YOUR GOAL: Reading down the listing below, count the lines where the word "chart" shows up, then give only that count.

AVAILABLE RECORDS:

+++++

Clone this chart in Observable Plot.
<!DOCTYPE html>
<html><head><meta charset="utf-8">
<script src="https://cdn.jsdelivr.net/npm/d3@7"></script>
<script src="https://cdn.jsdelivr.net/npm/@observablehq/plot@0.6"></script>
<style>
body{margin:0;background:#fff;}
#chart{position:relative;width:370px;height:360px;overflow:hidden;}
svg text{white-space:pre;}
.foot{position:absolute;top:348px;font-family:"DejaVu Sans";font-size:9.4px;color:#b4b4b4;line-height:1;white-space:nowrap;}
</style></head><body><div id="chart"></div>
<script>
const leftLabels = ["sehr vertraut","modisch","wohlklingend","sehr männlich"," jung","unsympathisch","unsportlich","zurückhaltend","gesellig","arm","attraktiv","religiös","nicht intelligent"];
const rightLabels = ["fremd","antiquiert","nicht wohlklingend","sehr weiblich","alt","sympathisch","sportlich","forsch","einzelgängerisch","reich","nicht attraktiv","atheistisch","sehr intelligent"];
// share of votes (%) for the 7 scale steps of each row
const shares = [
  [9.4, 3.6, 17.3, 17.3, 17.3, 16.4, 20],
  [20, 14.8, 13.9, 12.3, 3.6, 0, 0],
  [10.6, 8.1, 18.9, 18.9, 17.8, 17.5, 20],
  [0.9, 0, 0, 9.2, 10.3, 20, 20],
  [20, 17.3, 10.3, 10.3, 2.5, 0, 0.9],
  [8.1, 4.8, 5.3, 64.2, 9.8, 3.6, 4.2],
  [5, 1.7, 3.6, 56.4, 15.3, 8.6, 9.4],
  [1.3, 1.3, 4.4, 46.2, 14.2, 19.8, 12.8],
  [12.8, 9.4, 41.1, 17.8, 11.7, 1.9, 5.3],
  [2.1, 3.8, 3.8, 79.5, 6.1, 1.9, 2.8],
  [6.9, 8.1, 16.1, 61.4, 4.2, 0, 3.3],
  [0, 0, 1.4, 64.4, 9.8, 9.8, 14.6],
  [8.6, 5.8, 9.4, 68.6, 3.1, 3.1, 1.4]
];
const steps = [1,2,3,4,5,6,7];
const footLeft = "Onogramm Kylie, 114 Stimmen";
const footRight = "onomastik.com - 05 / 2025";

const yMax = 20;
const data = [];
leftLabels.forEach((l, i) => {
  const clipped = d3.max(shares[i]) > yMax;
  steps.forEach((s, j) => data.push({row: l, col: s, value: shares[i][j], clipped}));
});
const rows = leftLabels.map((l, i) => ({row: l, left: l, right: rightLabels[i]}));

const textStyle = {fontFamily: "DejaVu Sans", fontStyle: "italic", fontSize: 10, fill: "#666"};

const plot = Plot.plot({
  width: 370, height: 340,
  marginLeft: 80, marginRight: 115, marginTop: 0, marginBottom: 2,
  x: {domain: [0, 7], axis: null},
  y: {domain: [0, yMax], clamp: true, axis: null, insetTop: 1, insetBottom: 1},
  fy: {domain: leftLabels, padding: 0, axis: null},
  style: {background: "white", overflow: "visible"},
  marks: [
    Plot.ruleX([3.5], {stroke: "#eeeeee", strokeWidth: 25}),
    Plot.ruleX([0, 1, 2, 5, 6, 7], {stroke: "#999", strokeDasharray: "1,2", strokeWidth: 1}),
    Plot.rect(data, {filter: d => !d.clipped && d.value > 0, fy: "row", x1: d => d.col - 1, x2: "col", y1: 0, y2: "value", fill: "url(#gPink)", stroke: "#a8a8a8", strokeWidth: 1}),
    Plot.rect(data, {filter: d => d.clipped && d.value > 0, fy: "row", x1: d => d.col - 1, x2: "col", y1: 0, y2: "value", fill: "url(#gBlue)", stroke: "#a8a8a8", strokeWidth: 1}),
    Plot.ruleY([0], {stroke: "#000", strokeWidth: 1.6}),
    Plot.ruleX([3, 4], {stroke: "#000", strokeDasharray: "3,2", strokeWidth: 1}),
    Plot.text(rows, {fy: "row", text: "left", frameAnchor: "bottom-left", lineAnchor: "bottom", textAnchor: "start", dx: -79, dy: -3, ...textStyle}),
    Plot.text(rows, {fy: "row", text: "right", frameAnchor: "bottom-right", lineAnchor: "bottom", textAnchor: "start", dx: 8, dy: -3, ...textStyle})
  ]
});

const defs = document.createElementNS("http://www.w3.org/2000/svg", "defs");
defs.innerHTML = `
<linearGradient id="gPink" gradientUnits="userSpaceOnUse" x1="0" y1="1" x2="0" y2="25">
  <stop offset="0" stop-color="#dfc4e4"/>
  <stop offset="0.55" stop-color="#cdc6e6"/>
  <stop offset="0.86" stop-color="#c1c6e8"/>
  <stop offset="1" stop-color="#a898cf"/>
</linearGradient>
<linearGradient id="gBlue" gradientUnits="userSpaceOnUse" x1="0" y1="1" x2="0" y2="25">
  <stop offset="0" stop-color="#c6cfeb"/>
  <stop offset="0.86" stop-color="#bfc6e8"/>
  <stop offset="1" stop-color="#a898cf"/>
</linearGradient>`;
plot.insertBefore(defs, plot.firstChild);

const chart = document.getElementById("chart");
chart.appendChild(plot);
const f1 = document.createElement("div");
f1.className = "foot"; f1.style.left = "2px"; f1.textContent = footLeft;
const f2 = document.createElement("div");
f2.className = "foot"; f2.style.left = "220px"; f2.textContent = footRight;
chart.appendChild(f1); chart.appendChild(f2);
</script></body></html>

+++++

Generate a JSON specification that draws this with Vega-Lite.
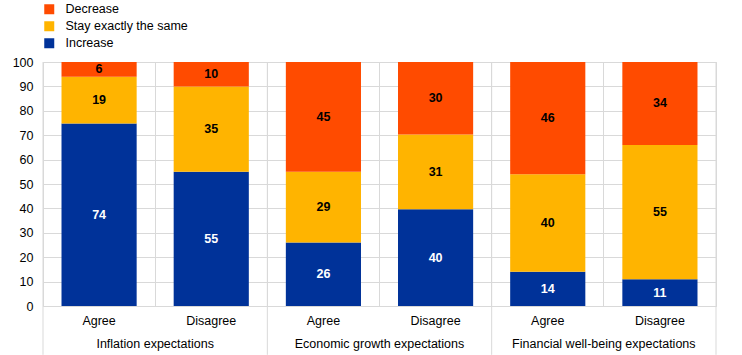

+++++

THE RESPONSE: 6